KPK Bantah Penjual Pecel Lele Terjerat UU Tipikor: Penafsiran Hukum Harus Berbasis Ilmu, Bukan Opini
Komisi Pemberantasan Korupsi (KPK) menanggapi pernyataan ahli hukum terkait potensi jeratan Undang-Undang Tindak Pidana Korupsi (UU Tipikor) terhadap pedagang pecel lele. Wakil Ketua KPK, Johanis Tanak, menegaskan bahwa setiap pendapat hukum harus didasari argumentasi yang jelas dan rasional.
Menurut Tanak, jika Pasal 2 dan 3 UU Tipikor dianggap problematik, penafsirannya harus berpegang pada koridor ilmu hukum. Ia menekankan bahwa penafsiran hukum tidak boleh didasarkan pada opini pribadi, melainkan pada teori-teori yang berlaku dalam ranah ilmu hukum. Tanak merujuk pada prinsip hukum notoire feiten, yang menyatakan bahwa fakta yang diketahui umum tidak perlu dibuktikan lagi. Ia berpendapat, secara logika, tidak mungkin seorang penjual pecel lele merugikan keuangan negara.
"Bila merujuk pada prinsip hukum tersebut, maka sudah dapat diketahui oleh umum bahwa tidak mungkin perbuatan penjual pecel lele di trotoar akan mengakibatkan kerugian keuangan negara atau perekonomian negara," sebutnya.
Tanak menjelaskan, untuk menjerat seseorang dengan Pasal 2 UU Tipikor, harus dipastikan bahwa perbuatan tersebut benar-benar mengakibatkan kerugian negara atau perekonomian negara. Dalam konteks ini, menurutnya, tidak mungkin seorang penjual pecel lele dapat dikategorikan sebagai pelaku korupsi.
Sebelumnya, ahli hukum Chandra M Hamzah menyampaikan kekhawatiran bahwa Pasal 2 ayat (1) dan Pasal 3 UU Tipikor dapat menimbulkan masalah karena berpotensi disalahartikan dan menjerat pedagang kecil seperti penjual pecel lele. Hal ini diungkapkan Chandra dalam sidang pengujian materiil UU Tipikor di Mahkamah Konstitusi (MK).

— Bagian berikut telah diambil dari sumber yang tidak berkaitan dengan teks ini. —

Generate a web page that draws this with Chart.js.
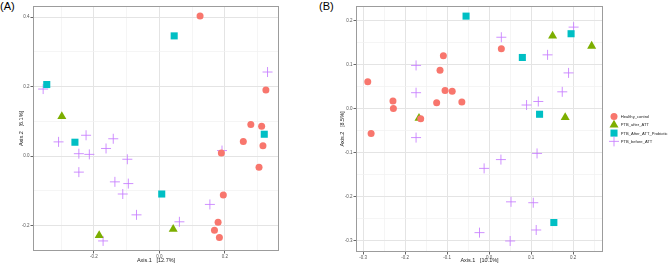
<!DOCTYPE html>
<html>
<head>
<meta charset="utf-8">
<script src="https://cdn.jsdelivr.net/npm/chart.js@4.4.1/dist/chart.umd.min.js"></script>
<style>
  body { margin: 0; overflow: hidden; background: #fff; font-family: 'Liberation Sans', Arial, sans-serif; }
  .panel { position: absolute; top: 0; }
  .tag { position: absolute; top: 0; font-size: 11px; line-height: 13px; color: #000; }
</style>
</head>
<body>
<div class="tag" style="left:0px">(A)</div>
<div class="tag" style="left:319px">(B)</div>
<canvas id="chartA" class="panel" style="left:0px" width="300" height="266"></canvas>
<canvas id="chartB" class="panel" style="left:330px" width="339" height="266"></canvas>
<script>
// groups as in the legend
const groups = ['Healthy_control', 'PTB_after_ATT', 'PTB_After_ATT_Probiotic', 'PTB_before_ATT'];
const colors = ['#F8766D', '#7CAE00', '#00BFC4', '#C77CFF'];
const shapes = ['circle', 'triangle', 'rect', 'cross'];
const radii = [3.5, 5.2, 5, 5];

// panel A  [Axis.1, Axis.2]
const aHealthy = [[0.124, 0.403], [0.325, 0.190], [0.279, 0.091], [0.312, 0.086], [0.256, 0.042], [0.316, 0.030],
  [0.189, 0.009], [0.304, -0.032], [0.195, -0.112], [0.179, -0.190], [0.168, -0.213], [0.183, -0.234]];
const aAfter = [[-0.298, 0.114], [0.042, -0.210], [-0.184, -0.228]];
const aProbiotic = [[0.045, 0.346], [-0.344, 0.206], [-0.258, 0.040], [0.320, 0.063], [0.007, -0.109]];
const aBefore = [[-0.355, 0.193], [-0.308, 0.041], [-0.224, 0.060], [-0.141, 0.050], [-0.163, 0.022], [-0.246, 0.007],
  [-0.214, 0.005], [-0.098, -0.009], [-0.246, -0.046], [-0.136, -0.074], [-0.095, -0.079], [-0.112, -0.109],
  [-0.070, -0.169], [0.061, -0.189], [-0.172, -0.244], [0.330, 0.242], [0.191, 0.016], [0.154, -0.139]];

// panel B
const bHealthy = [[0.029, 0.137], [-0.109, 0.121], [-0.289, 0.062], [-0.117, 0.088], [-0.105, 0.042], [-0.088, 0.040],
  [-0.229, 0.018], [-0.125, 0.014], [-0.065, 0.016], [-0.228, 0.001], [-0.163, -0.022], [-0.281, -0.056]];
const bAfter = [[-0.167, -0.021], [0.151, 0.166], [0.244, 0.143], [0.181, -0.019]];
const bProbiotic = [[-0.055, 0.211], [0.079, 0.117], [0.120, -0.012], [0.195, 0.171], [0.154, -0.258]];
const bBefore = [[0.029, 0.163], [-0.174, 0.099], [-0.174, 0.037], [-0.174, -0.065], [0.089, 0.009], [0.117, 0.017],
  [0.201, 0.186], [0.139, 0.123], [0.189, 0.082], [0.174, 0.039], [0.114, -0.101], [0.028, -0.115],
  [-0.012, -0.135], [0.052, -0.211], [0.105, -0.213], [-0.023, -0.281], [0.112, -0.275], [0.050, -0.300]];

// tick positions (gridlines) and labels, '' = minor gridline
const aTicksX = [-0.3, -0.2, -0.1, 0, 0.1, 0.2, 0.3];
const aLabelsX = ['', '-0.2', '', '0.0', '', '0.2', ''];
const aTicksY = [-0.2, -0.1, 0, 0.1, 0.2, 0.3, 0.4];
const aLabelsY = ['-0.2', '', '0.0', '', '0.2', '', '0.4'];
const bTicksX = [-0.3, -0.25, -0.2, -0.15, -0.1, -0.05, 0, 0.05, 0.1, 0.15, 0.2, 0.25];
const bLabelsX = ['-0.3', '', '-0.2', '', '-0.1', '', '0.0', '', '0.1', '', '0.2', ''];
const bTicksY = [-0.3, -0.25, -0.2, -0.15, -0.1, -0.05, 0, 0.05, 0.1, 0.15, 0.2];
const bLabelsY = ['-0.3', '', '-0.2', '', '-0.1', '', '0.0', '', '0.1', '', '0.2'];

const FONT = "'Liberation Sans', Arial, sans-serif";

// grey box around the plot area (like theme_bw)
const framePlugin = {
  id: 'frame',
  afterDatasetsDraw(chart) {
    const a = chart.chartArea, c = chart.ctx;
    c.save();
    c.strokeStyle = '#9c9c9c';
    c.lineWidth = 1;
    c.strokeRect(Math.round(a.left) + 0.5, Math.round(a.top) + 0.5,
      Math.round(a.right - a.left) - 1, Math.round(a.bottom - a.top) - 1);
    c.restore();
  }
};

// small marker, same shapes as the points
function marker(c, style, r, x, y, fill, stroke, lw) {
  c.beginPath();
  if (style === 'circle') {
    c.arc(x, y, r, 0, Math.PI * 2);
  } else if (style === 'triangle') {
    c.moveTo(x, y - r);
    c.lineTo(x + r * 0.866, y + r * 0.5);
    c.lineTo(x - r * 0.866, y + r * 0.5);
    c.closePath();
  } else if (style === 'rect') {
    const h = r * Math.SQRT1_2;
    c.rect(x - h, y - h, 2 * h, 2 * h);
  } else {
    c.moveTo(x - r, y); c.lineTo(x + r, y);
    c.moveTo(x, y - r); c.lineTo(x, y + r);
  }
  if (style === 'cross') {
    c.strokeStyle = stroke; c.lineWidth = lw; c.stroke();
  } else {
    c.fillStyle = fill; c.fill();
  }
}

// legend to the right of panel B, built from the datasets
const legendPlugin = {
  id: 'sideLegend',
  afterDraw(chart) {
    const c = chart.ctx;
    const x0 = chart.chartArea.right + 11;
    const y0 = (chart.chartArea.top + chart.chartArea.bottom) / 2 - 12.4;
    c.save();
    c.font = '4.1px ' + FONT;
    c.textBaseline = 'middle';
    chart.data.datasets.forEach((ds, i) => {
      const y = y0 + i * 8.25;
      marker(c, ds.pointStyle, ds.pointRadius, x0, y, ds.pointBackgroundColor, ds.pointBorderColor, ds.pointBorderWidth);
      c.fillStyle = '#222';
      c.fillText(ds.label, x0 + 6.8, y + 0.3);
    });
    c.restore();
  }
};

function makeSets(series) {
  return series.map((pts, i) => ({
    label: groups[i],
    data: pts.map(p => ({ x: p[0], y: p[1] })),
    pointStyle: shapes[i],
    pointRadius: radii[i],
    pointHoverRadius: radii[i],
    pointBackgroundColor: colors[i],
    pointBorderColor: i === 3 ? 'rgba(199,124,255,0.85)' : colors[i],
    pointBorderWidth: i === 3 ? 1 : 0
  }));
}

function axis(ticks, labels, min, max, title, size, titlePad) {
  return {
    type: 'linear', min: min, max: max,
    afterBuildTicks: s => { s.ticks = ticks.map(v => ({ value: v })); },
    afterFit: s => {
      if (s.isHorizontal()) s.height = size; else s.width = size;
      s.paddingTop = 0; s.paddingBottom = 0; s.paddingLeft = 0; s.paddingRight = 0;
    },
    ticks: {
      autoSkip: false, maxRotation: 0, padding: 1, color: '#555',
      font: { family: FONT, size: 4.5 },
      callback: (v, i) => labels[i]
    },
    grid: {
      color: c => labels[c.index] === '' ? '#f1f1f1' : '#e4e4e4',
      lineWidth: c => labels[c.index] === '' ? 0.7 : 1,
      tickLength: 2.5,
      tickColor: c => labels[c.index] === '' ? 'rgba(0,0,0,0)' : '#666'
    },
    border: { display: false },
    title: { display: true, text: title, color: '#222', font: { family: FONT, size: 5.5 }, padding: titlePad }
  };
}

// panel A
new Chart(document.getElementById('chartA'), {
  type: 'scatter',
  data: { datasets: makeSets([aHealthy, aAfter, aProbiotic, aBefore]) },
  options: {
    responsive: false,
    animation: false,
    layout: { padding: { left: 0, right: 21, top: 3, bottom: 0 } },
    plugins: { legend: { display: false }, tooltip: { enabled: false } },
    scales: {
      x: axis(aTicksX, aLabelsX, -0.386, 0.365, 'Axis.1   [12.7%]', 15, { top: 0, bottom: 2 }),
      y: axis(aTicksY, aLabelsY, -0.273, 0.432, 'Axis.2   [6.1%]', 33, { top: 18.4, bottom: 0 })
    }
  },
  plugins: [framePlugin]
});

// panel B, room on the right for the legend
new Chart(document.getElementById('chartB'), {
  type: 'scatter',
  data: { datasets: makeSets([bHealthy, bAfter, bProbiotic, bBefore]) },
  options: {
    responsive: false,
    animation: false,
    layout: { padding: { left: 0, right: 66, top: 3, bottom: 0 } },
    plugins: { legend: { display: false }, tooltip: { enabled: false } },
    scales: {
      x: axis(bTicksX, bLabelsX, -0.317, 0.271, 'Axis.1   [10.1%]', 14, { top: 0, bottom: 2 }),
      y: axis(bTicksY, bLabelsY, -0.325, 0.234, 'Axis.2   [8.5%]', 26, { top: 9.4, bottom: 0 })
    }
  },
  plugins: [framePlugin, legendPlugin]
});
</script>
</body>
</html>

Chandra menjelaskan bahwa rumusan pasal tersebut ambigu dan berpotensi melanggar asas lex certa dan lex stricta. Ia mencontohkan, penjual pecel lele bisa dijerat Pasal 2 ayat (1) UU Tipikor karena dianggap melakukan perbuatan melawan hukum dengan berjualan di trotoar yang seharusnya diperuntukkan bagi pejalan kaki. Menurutnya, tindakan tersebut dapat dikategorikan sebagai korupsi karena memperkaya diri sendiri dan merugikan keuangan negara.
Menanggapi hal tersebut, Johanis Tanak dari KPK menegaskan kembali bahwa penafsiran hukum harus dilakukan secara cermat dan berdasarkan prinsip-prinsip hukum yang berlaku, bukan berdasarkan interpretasi yang sempit dan berpotensi menimbulkan ketidakadilan.